Sea Turtle APT Group Exploiting Known Vulnerabilities to Attack IT-service Providers

To obtain access to a variety of clients’ systems and data in a single attack, hackers frequently target IT service providers

Their strategy lets them maximize the effect of their efforts by allowing them to compromise several organizations from a single point of entry.

Cybersecurity security researchers at Hunt & Hackett recently discovered that the Turkish espionage APT group Sea Turtle has been actively exploiting the known vulnerabilities to attack IT service providers.

Sea Turtle APT Group

Sea Turtle APT group has been active since 2017 and is known for DNS hijacking; it adapts to evade detection. 

Evading detection, Microsoft exposed SILICON in Oct 2021, aligning with Turkish interests. Not only that, even in 2022, the Greek National CERT shared the IOCs. 

For sensitive data, Sea Turtle targets the following areas:-

  • Europe
  • Middle East
  • North Africa

Here below, we have mentioned all the sectors and entities targeted:-

  • Gov’t bodies
  • Kurdish groups
  • NGOs
  • Telecom
  • ISPs
  • IT
  • Media

Successful attacks aid surveillance and intelligence gathering. Sea Turtle intercepts internet traffic using reverse shell for data extraction.

Researchers tracked the Sea Turtle’s campaigns also in the Netherlands and discovered that they are primarily focused on the following two key things for Turkish interests:-

  • Economic espionage
  • Political espionage

Recent campaigns in the Netherlands target the following:- 

  • Telecom
  • Media
  • ISPs
  • Kurdish websites

Sea Turtle employs supply chain attacks to collect politically motivated information.
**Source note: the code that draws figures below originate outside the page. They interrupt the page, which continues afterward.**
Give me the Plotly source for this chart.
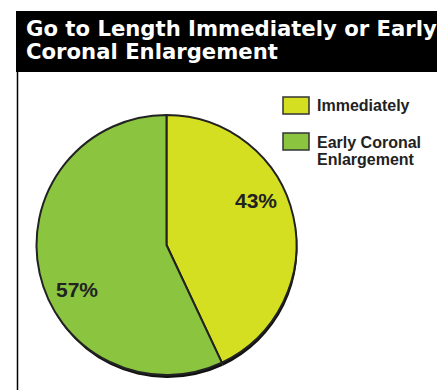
import math
import plotly.graph_objects as go

labels = ["Immediately", "Early Coronal<br>Enlargement"]
values = [43, 57]
colors = ["#D5DF22", "#8BC540"]
title_lines = ["Go to Length Immediately or Early", "Coronal Enlargement"]

W, H = 437, 390
def px(x): return x / W
def py(y): return 1 - y / H

CX, CY, R = 166.5, 245, 130

fig = go.Figure()
# shadow
fig.add_trace(go.Pie(values=values, sort=False, direction="clockwise", rotation=0,
                     marker=dict(colors=["#111", "#111"], line=dict(width=0)),
                     textinfo="none", hoverinfo="skip", showlegend=False,
                     domain=dict(x=[px(CX - R + 1), px(CX + R + 1)], y=[py(CY + R + 3), py(CY - R + 3)])))
fig.add_trace(go.Pie(labels=labels, values=values, sort=False, direction="clockwise", rotation=0,
                     marker=dict(colors=colors, line=dict(color="#222", width=2)),
                     textinfo="none", showlegend=False,
                     domain=dict(x=[px(CX - R), px(CX + R)], y=[py(CY + R), py(CY - R)])))

shapes = [
    dict(type="rect", xref="paper", yref="paper", x0=px(16), x1=1, y0=py(72), y1=py(11),
         fillcolor="black", line=dict(width=0), layer="below"),
    dict(type="line", xref="paper", yref="paper", x0=px(17.5), x1=px(17.5), y0=0, y1=py(72),
         line=dict(color="black", width=1.5)),
]
annotations = []
for i, line in enumerate(title_lines):
    annotations.append(dict(text="<b>" + line + "</b>", xref="paper", yref="paper",
                            x=px(24), y=py(29 + 23 * i), xanchor="left", yanchor="middle",
                            showarrow=False, align="left",
                            font=dict(family="DejaVu Sans", size=21.2, color="white")))

# percent labels derived from the values
total = sum(values)
start = 0.0
for v in values:
    frac = v / total
    mid = (start + frac / 2) * 360 - 14
    start += frac
    a = math.radians(mid)
    x = CX + 100 * math.sin(a)
    y = CY - 100 * math.cos(a)
    annotations.append(dict(text="<b>%d%%</b>" % round(frac * 100), xref="paper", yref="paper",
                            x=px(x), y=py(y), xanchor="center", yanchor="middle", showarrow=False,
                            font=dict(family="Liberation Sans", size=21, color="#222")))

box_tops = [97, 133]
for i, (lab, col) in enumerate(zip(labels, colors)):
    t = box_tops[i]
    shapes.append(dict(type="rect", xref="paper", yref="paper", x0=px(283), x1=px(309),
                       y0=py(t + 17), y1=py(t), fillcolor=col, line=dict(color="#333", width=1.5)))
    for j, part in enumerate(lab.split("<br>")):
        annotations.append(dict(text="<b>" + part + "</b>", xref="paper", yref="paper",
                                x=px(315), y=py(t + 9 + 17 * j), xanchor="left", yanchor="middle",
                                showarrow=False, align="left",
                                font=dict(family="Liberation Sans", size=16, color="#222")))

fig.update_layout(width=W, height=H, margin=dict(l=0, r=0, t=0, b=0),
                  paper_bgcolor="white", plot_bgcolor="white",
                  shapes=shapes, annotations=annotations)
fig.write_html("out.html")
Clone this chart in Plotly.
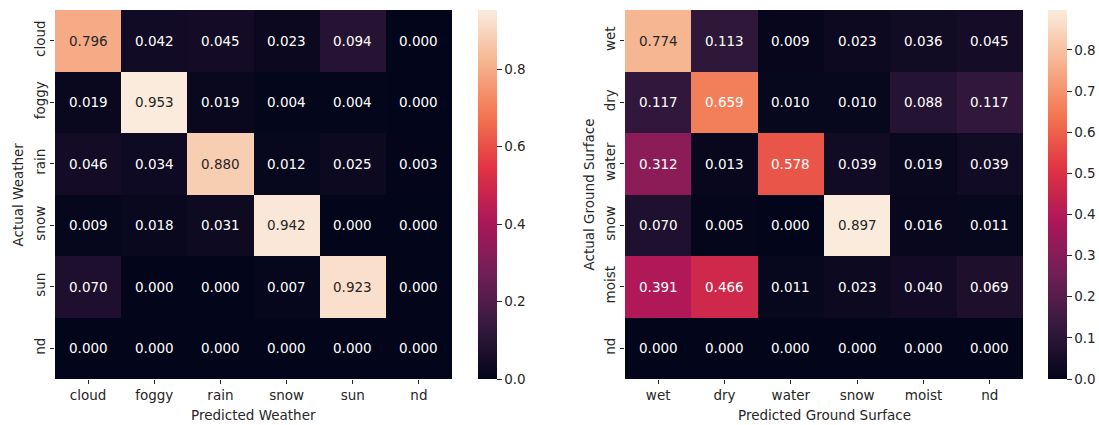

Stolen data is likely used for surveillance or intelligence on specific groups.

In early 2023, Hunt & Hackett identified Sea Turtle’s latest campaigns targeting multiple organizations. In one attack, experts identified that the threat actor compromised a cPanel account and used a VPN for access. 

They created a WebMail session and performed SSH logons from a hosting provider’s IP. Source code files for a ‘C’ programming language reverse shell were downloaded and compiled from a known Sea Turtle GitHub repository. 

The PwC independently linked this to Sea Turtle using the SnappyTCP reverse shell, and here, the SnappyTCP was downloaded from a Sea Turtle server (http[://]193.34.167[.]245/c00n/connn.c). 

The actor established a command-and-control channel, employed anti-forensic measures, and reconnected to the compromised cPanel account.

If specific conditions are met, the SnappyTCP malware does the following things:-

  • Reads a config file
  • Performs an HTTP GET with ‘sy.php’ request URI
  • Spawns a reverse shell

Meanwhile, the C&C channel likely involves Socat, which matches the characteristics found on the server.

Recommendations

Here below, we have mentioned all the recommendations provided by the cybersecurity analysts:-

  • Deploy EDR for monitoring network connections, processes, and account activity; store logs centrally.
  • Enforce a strong password policy.
  • Always use a secrets management system for storage.
  • Limit logon attempts.
  • Enable 2FA on external accounts.
  • Keep software updated to minimize vulnerabilities.
  • Restrict SSH access
  • Implement SSH logon rate limit.
  • Implement egress network filtering to block malicious traffic.